I see two obvious routes from Vineyards to Orléans Boulevard. The first one is along Fortune Drive. I think Fortune Drive is an ok route for me and most people who are used to riding with cars but I don’t think that it is a suitable route for kids going to school. The second route is through the pathways around Terry Fox Park which are great for kids but are not connected to Orléans Boulevard as a direct route to cross the 174 and would require at least a small amount of riding with vehicles. However, it is connected to a lot of the schools in the area. The path is also disjointed at Jeanne D’Arc.

Map showing the existing multi-use pathway and parks in green as well as Fortune Drive from Jeanne D'Arc to Orléans Boulevard.
Map showing the existing multi-use pathway and parks in green as well as Fortune Drive from Jeanne D'Arc to Orléans Boulevard.


My first recommendation would be to remove two traffic lanes from Jeanne D’Arc since the traffic volumes do not justify four lanes. I was talking to contacts who work in the field and a traffic lane has a capacity that is double the existing traffic levels on Jeanne D'Arc. Reducing the number of lanes would make it safer for everyone. Fewer lanes means that cars will be going at slower speeds and people walking will only have to cross two lanes of traffic instead of four. This is in line with the Ottawa Transportation Master Plan Policies by making it easier and safer to walk, bike or take transit. It will also reduce the amount of road that needs to be built as part of the project and reduce the amount of road that the city needs to maintain in the area which will hopefully translate to roads in better conditions. The speed limit should be also reduced to 40 km/h along the entire stretch of Jeanne D’Arc between the overpass and Orléans Boulevard to improve safety and to remove the current confusion about the speed limits in the area which change depending on the date and time due to the school zones.

If traffic lanes are removed, I think a roundabout will make it safer and more convenient for drivers. Given the low volumes of traffic, traffic should flow freely through the roundabout. Traffic will also be slowed down reducing the number and the severity of collisions in the intersection. Based on the experience of the roundabout at Jeanne D’Arc and St-Joseph, I don’t think we would get those benefits with a roundabout that enables four lanes of traffic.

For people outside a car, I do think that a single lane roundabout is safer than the current intersection but a two lane roundabout is definitely a bigger hazard. I would expect a design with refuge islands protecting pedestrians as they cross the intersection one lane at a time. Forcing people to cross two lanes of moving traffic would be, in my opinion, unsafe. I have ridden in single lane roundabouts countless times around the city (e.g. close to Rideau Hall) and when I lived in Perth, Western Australia and I have found them generally safe and comfortable especially in low traffic areas. I know I would be comfortable using them but I should not be the target audience. I am also not convinced that a lot of parents will be comfortable with letting kids cross traffic that does not stop.
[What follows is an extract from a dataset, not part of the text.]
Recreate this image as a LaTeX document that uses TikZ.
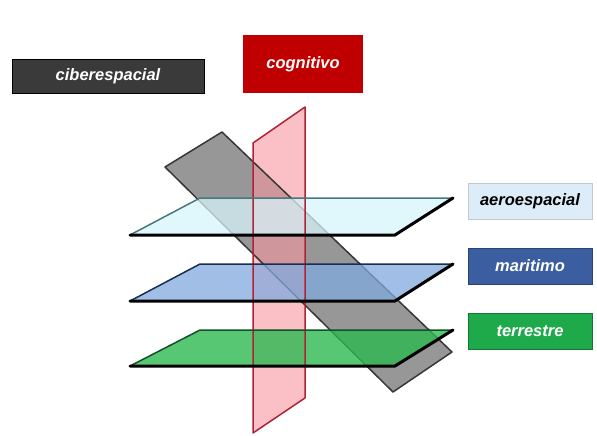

I dug into the Ontario Traffic Manual to find what I think would be best. I would recommend a mid-block pedestrian signal linking the pathways in North Vineyard Park and Jeanne D’Arc Park. It would be far enough from the intersection so that it would not impede traffic flow in the roundabout and would be an improvement over what is currently there. It would allow people to cross where a lot of people are actually walking. I still think pedestrian safety considerations are important at the roundabout so this would be in addition to the roundabout crossing described above.

Shows a crossing with traffic lights used to facilitate crossing for pedestrians.
Pedestrian Crossing on Richmond Rd. in Ottawa near Wavell Avenue.

Even as we are looking to add density to the neighbourhood, I don’t expect to see an increase in traffic that would make a two lane Jeanne D’Arc too congested given that we have plenty of capacity with one lane per direction. At worst, a little congestion is a good thing if it allows people to get out of their cars. Let’s focus on making kids safe and giving them the freedom to move around our community.